Every cycle rediscovers speed as if it were invention. Faster blocks. Higher TPS. Sub-second finality marketed like a moon landing. The vocabulary rotates, the charts stretch vertically, and the applause arrives on schedule. But beneath the spectacle, latency remains poorly understood.
Speed is not a headline. It is a discipline.
When I began looking closely at Fogo’s integration of Firedancer, I expected familiar territory: benchmark slides, peak throughput screenshots, carefully curated comparisons. What stood out instead was less theatrical and far more structural. The ambition was not merely to be fast. It was to make latency behave.
That distinction changes the conversation.
Most chains treat latency as a competitive metric. Lower is better. Faster wins. But raw speed without determinism is ornamental. A system can produce blocks quickly and still feel unstable under pressure. Execution may be rapid in isolation yet inconsistent in practices

Under load, variance reveals itself. Networking jitter compounds. Memory allocation patterns introduce micro-stalls. Queue contention surfaces at the worst moment. The advertised number drifts.
Firedancer’s promise inside Fogo is not simply reduced latency. It is bounded latency. The structural shift is not acceleration alone,it is predictability at high speed.
To understand why this matters, consider something mundane but consequential: packet processing and memory behavior.
Traditional validator clients often rely heavily on kernel networking stacks and dynamic memory allocation. Packets arrive, buffers are allocated, data is copied, structures are instantiated, and eventually freed. Under burst load, that dance becomes expensive. Cache misses accumulate. Memory fragmentation increases. Latency jitter follows.
Firedancer approaches this differently.
It uses tightly controlled packet batching and pre-allocated memory pools, reducing dynamic allocation overhead during critical execution paths. By keeping hot data structures aligned with CPU cache locality and minimizing unpredictable heap interactions, it narrows the variance window at the hardware level.
This is not glamorous engineering. It is disciplined engineering.
And when packet ingress, signature verification, and transaction scheduling avoid unnecessary cache thrashing or allocator contention, latency doesn’t just drop, it stabilizes.
Parallel execution is frequently advertised as the answer to scalability. More cores, more threads, more simultaneous work. But concurrency without control introduces race conditions, synchronization overhead, and scheduling unpredictability.
Firedancer’s parallelism is restrained. Workloads are decomposed with care. Responsibilities are isolated to reduce cross thread contention.
There’s an irony here. In a space obsessed with infinite scaling, the real breakthrough is often reducing friction rather than multiplying activity.
Inside Fogo, this restraint matters. Execution pipelines remain lean. Validation ordering remains coherent.

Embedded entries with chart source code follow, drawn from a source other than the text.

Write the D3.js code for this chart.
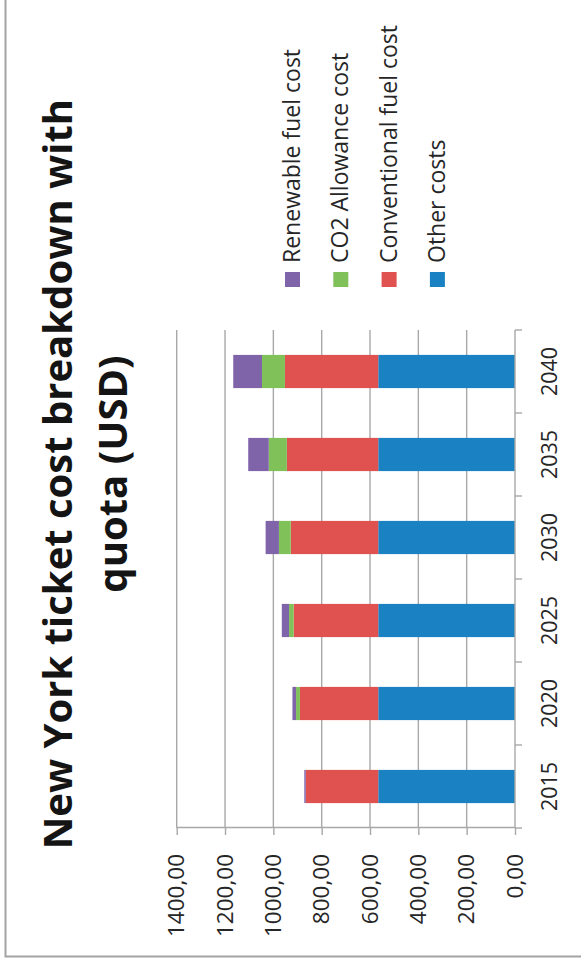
<!DOCTYPE html>
<html>
<head>
<meta charset="utf-8">
<script src="https://cdn.jsdelivr.net/npm/d3@7"></script>
<style>
  body { margin: 0; background: #fff; }
  svg { display: block; font-family: "Open Sans", sans-serif; }
</style>
</head>
<body>
<script>
// chart values (USD per ticket)
var years = ["2015", "2020", "2025", "2030", "2035", "2040"];
var otherCosts = [566, 566, 566, 566, 566, 566];
var conventionalFuel = [300, 324, 350, 362, 378, 386];
var co2Allowance = [0, 16, 19, 49, 75, 95];
var renewableFuel = [6, 15, 30, 55, 85, 119];
var valueTicks = [0, 200, 400, 600, 800, 1000, 1200, 1400];

var series = [
  {name: "Other costs", color: "#1a82c3", values: otherCosts},
  {name: "Conventional fuel cost", color: "#e0524f", values: conventionalFuel},
  {name: "CO2 Allowance cost", color: "#80c15a", values: co2Allowance},
  {name: "Renewable fuel cost", color: "#8064aa", values: renewableFuel}
];

var svg = d3.select("body").append("svg")
    .attr("width", 581)
    .attr("height", 966);

// frame (only left and bottom edges show)
svg.append("path")
    .attr("d", "M5.5,0 V956.5 H581")
    .attr("fill", "none")
    .attr("stroke", "#a3a3a3")
    .attr("stroke-width", 2);

// chart is laid out as a normal column chart (966 x 581) then turned
var g = svg.append("g")
    .attr("transform", "translate(0," + 966 + ") rotate(-90)");

var plot = {left: 138, right: 636, top: 176.7, bottom: 515};

var x = d3.scaleBand()
    .domain(years)
    .range([plot.left, plot.right])
    .paddingInner(0.6)
    .paddingOuter(0.3);

var y = d3.scaleLinear()
    .domain([0, 1400])
    .range([plot.bottom, plot.top]);

// gridlines
g.selectAll(".grid")
  .data(valueTicks.slice(1))
  .enter().append("line")
    .attr("x1", plot.left).attr("x2", plot.right)
    .attr("y1", function(d) { return y(d); })
    .attr("y2", function(d) { return y(d); })
    .attr("stroke", "#a8a8a8")
    .attr("stroke-width", 1.4);

// stacked bars
var rows = years.map(function(yr, i) {
  var r = {year: yr};
  series.forEach(function(s) { r[s.name] = s.values[i]; });
  return r;
});
var stack = d3.stack().keys(series.map(function(s) { return s.name; }))(rows);

g.selectAll(".layer")
  .data(stack)
  .enter().append("g")
    .attr("fill", function(d, i) { return series[i].color; })
  .selectAll("rect")
  .data(function(d) { return d; })
  .enter().append("rect")
    .attr("x", function(d) { return x(d.data.year); })
    .attr("width", x.bandwidth())
    .attr("y", function(d) { return y(d[1]); })
    .attr("height", function(d) { return y(d[0]) - y(d[1]); });

// value axis (left of the unturned chart)
var yAxis = g.append("g")
    .attr("transform", "translate(" + plot.left + ",0)")
    .call(d3.axisLeft(y)
      .tickValues(valueTicks)
      .tickSize(7)
      .tickSizeOuter(0)
      .tickPadding(19)
      .tickFormat(function(d) { return d3.format(".2f")(d).replace(".", ","); }));
yAxis.select(".domain").attr("stroke", "#a8a8a8").attr("stroke-width", 1.4);
yAxis.selectAll(".tick line").attr("stroke", "#a8a8a8").attr("stroke-width", 1.4);
yAxis.selectAll("text")
    .attr("font-size", 22.5)
    .attr("fill", "#262626")
    .attr("font-family", "Open Sans");

// category axis line and ticks
var step = x.step();
var catBounds = years.map(function(yr) { return x(yr) - step * 0.3; });
catBounds.push(plot.right);
g.append("line")
    .attr("x1", plot.left).attr("x2", plot.right)
    .attr("y1", plot.bottom).attr("y2", plot.bottom)
    .attr("stroke", "#a8a8a8").attr("stroke-width", 1.4);
g.selectAll(".ctick")
  .data(catBounds)
  .enter().append("line")
    .attr("x1", function(d) { return d; })
    .attr("x2", function(d) { return d; })
    .attr("y1", plot.bottom).attr("y2", plot.bottom + 7)
    .attr("stroke", "#a8a8a8").attr("stroke-width", 1.4);
g.selectAll(".clabel")
  .data(years)
  .enter().append("text")
    .attr("x", function(d) { return x(d) + x.bandwidth() / 2; })
    .attr("y", 557)
    .attr("text-anchor", "middle")
    .attr("font-size", 21.5)
    .attr("fill", "#262626")
    .text(function(d) { return d; });

// title
var title = g.append("text")
    .attr("text-anchor", "middle")
    .attr("font-weight", "bold")
    .attr("font-size", 40)
    .attr("fill", "#141414");
title.append("tspan").attr("x", 492).attr("y", 72).text("New York ticket cost breakdown with");
title.append("tspan").attr("x", 492).attr("y", 127).text("quota (USD)");

// legend
var legend = g.selectAll(".legend")
  .data(series.slice().reverse())
  .enter().append("g")
    .attr("transform", function(d, i) { return "translate(679," + (285 + i * 48.3) + ")"; });
legend.append("rect")
    .attr("width", 15).attr("height", 15)
    .attr("fill", function(d) { return d.color; });
legend.append("text")
    .attr("x", 24).attr("y", 15)
    .attr("font-size", 23)
    .attr("fill", "#262626")
    .text(function(d) { return d.name; });
</script>
</body>
</html>
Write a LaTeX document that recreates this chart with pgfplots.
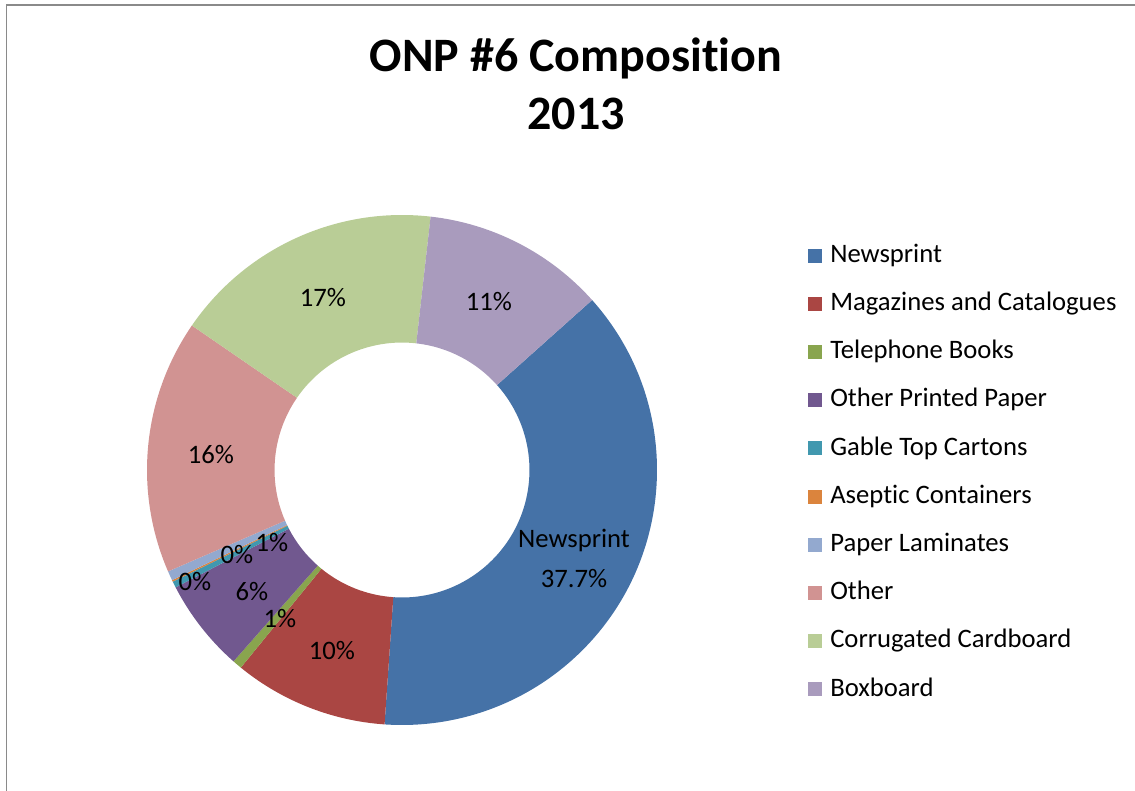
\documentclass[border=0pt]{standalone}
\usepackage{pgfplots}
\pgfplotsset{compat=1.18}
\usepackage{pgfplotstable}
\usepackage{fontspec}
\setmainfont{Carlito}[Ligatures=NoCommon]
\definecolor{c0}{HTML}{4572A7}
\definecolor{c1}{HTML}{AA4643}
\definecolor{c2}{HTML}{89A54E}
\definecolor{c3}{HTML}{71588F}
\definecolor{c4}{HTML}{4198AF}
\definecolor{c5}{HTML}{DB843D}
\definecolor{c6}{HTML}{93A9CF}
\definecolor{c7}{HTML}{D19392}
\definecolor{c8}{HTML}{B9CD96}
\definecolor{c9}{HTML}{A99BBD}
\definecolor{framegray}{HTML}{8A8A8A}

% share of each component (percent), label text and label position (pixels)
\pgfplotstableread[col sep=comma]{
name,value,pct,lx,ly
Newsprint,37.7,37.7,574,232
Magazines and Catalogues,9.8,10,332,139
Telephone Books,0.6,1,280,171
Other Printed Paper,5.9,6,252,198
Gable Top Cartons,0.4,0,195,208
Aseptic Containers,0.1,0,237,235
Paper Laminates,0.6,1,272,247
Other,16.1,16,211,335
Corrugated Cardboard,17.2,17,323,492
Boxboard,11.6,11,489,488
}\slices

\begin{document}
\begin{tikzpicture}
\begin{axis}[
  x=0.75pt, y=0.75pt,
  xmin=0, xmax=1135, ymin=0, ymax=790,
  hide axis,
  legend style={at={(axis cs:808,546)}, anchor=north west, draw=none, fill=none,
    font=\fontsize{20}{24}\selectfont, inner sep=0pt,
    nodes={inner sep=0pt, text height=13.5pt, text depth=4pt, anchor=west},
    row sep=18.65pt},
  legend cell align=left,
  legend image code/.code={\fill[#1, draw=none] (0pt,-5pt) rectangle (10.5pt,5.5pt); \path (16.5pt,0pt);},
]
\path (axis cs:0,0) (axis cs:1135,790);
% chart frame
\draw[framegray, line width=1.1pt] (axis cs:6.5,-20) -- (axis cs:6.5,785) -- (axis cs:1160,785);
% title
\node[anchor=base, font=\fontsize{36}{42}\selectfont\bfseries] at (axis cs:576,718) {ONP \#6 Composition};
\node[anchor=base, font=\fontsize{36}{42}\selectfont\bfseries] at (axis cs:576,660) {2013};

\pgfplotstablegetrowsof{\slices}
\pgfmathtruncatemacro\lastrow{\pgfplotsretval-1}
\def\cum{0}
\pgfplotsforeachungrouped \i in {0,...,\lastrow}{%
  \pgfplotstablegetelem{\i}{value}\of\slices \let\val\pgfplotsretval
  \pgfmathsetmacro\sa{41.8-3.6*\cum}%
  \pgfmathsetmacro\ea{\sa-3.6*\val}%
  \pgfmathsetmacro\cum{\cum+\val}%
  \edef\cmd{\noexpand\fill[c\i] ([shift={(\sa:191.25pt)}]axis cs:402,320)
     arc[start angle=\sa, end angle=\ea, radius=191.25pt]
     -- ([shift={(\ea:95.6pt)}]axis cs:402,320)
     arc[start angle=\ea, end angle=\sa, radius=95.6pt] -- cycle;}%
  \cmd
  \edef\cmd{\noexpand\addlegendimage{fill=c\i, draw=none}}\cmd
  \pgfplotstablegetelem{\i}{name}\of\slices
  \expandafter\addlegendentry\expandafter{\pgfplotsretval}%
}
% data labels
\pgfplotsforeachungrouped \i in {0,...,\lastrow}{%
  \pgfplotstablegetelem{\i}{pct}\of\slices \let\pc\pgfplotsretval
  \pgfplotstablegetelem{\i}{lx}\of\slices \let\lx\pgfplotsretval
  \pgfplotstablegetelem{\i}{ly}\of\slices \let\ly\pgfplotsretval
  \ifnum\i=0
    \edef\cmd{\noexpand\node[align=center, font=\noexpand\fontsize{20}{30}\noexpand\selectfont] at (axis cs:\lx,\ly) {Newsprint\noexpand\\\pc\noexpand\%};}%
  \else
    \edef\cmd{\noexpand\node[font=\noexpand\fontsize{20}{24}\noexpand\selectfont] at (axis cs:\lx,\ly) {\pc\noexpand\%};}%
  \fi
  \cmd
}
\end{axis}
\end{tikzpicture}
\end{document}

Micro delays don’t cascade into systemic jitter.
In distributed systems, networking is frequently the hidden destabilizer. Packet loss, kernel queue delays, context switching overhead, small uncertainties that aggregate into observable delay.
By tightening packet handling paths and reducing dependency on heavyweight abstractions, Firedancer compresses that uncertainty band. Networking becomes less theatrical and more mechanical.
Ultra low latency that occasionally spikes is still volatility. Ultra low latency that remains within narrow, repeatable bounds becomes infrastructure.
Many blockchain systems treat hardware as interchangeable. Nodes run wherever they can, and performance variability is absorbed as an environmental tax.
Firedancer acknowledges hardware reality. It collaborates with CPU architecture instead of abstracting away from it. Cache locality is respected. Memory bandwidth is considered. Data movement is minimized.
Physics does not negotiate.
On Fogo, this manifests as execution pathways that feel contained. Transactions travel a predictable route from ingress to validation without unnecessary detours. Less wandering means fewer surprises.
The more subtle consequence of unpredictable latency is psychological.
Over time, that expectation shapes architecture. More buffers. Wider margins. Simplified interactions. Systems padded against instability.
Working inside a low variance environment shifts that instinct. If latency holds within tight bounds, modeling becomes direct. UX stops assuming worst case swings.
Ultra low latency reduces friction. Predictable latency reduces anxiety.
It is tempting to reduce Firedancer’s contribution to a throughput headline. But throughput without integrity is noise. High transaction counts mean little if execution timing fluctuates unpredictably.
Fogo’s target appears more measured: high performance within controlled variance. Deterministic execution sequencing. Deterministic latency allows systems to synchronize safely at speed.
Watching the broader market celebrate TPS milestones while ignoring latency variance has always felt slightly surreal. It resembles applauding a car’s top speed without examining steering stability.
By tightening packet paths, controlling memory allocation, preserving cache locality, and minimizing variance across execution pipelines, Firedancer enables Fogo to pursue speed without improvisation.
Latency ceases to drift and becomes governed.
And once speed becomes predictable rather than episodic, maturity stops being a promise and becomes infrastructure.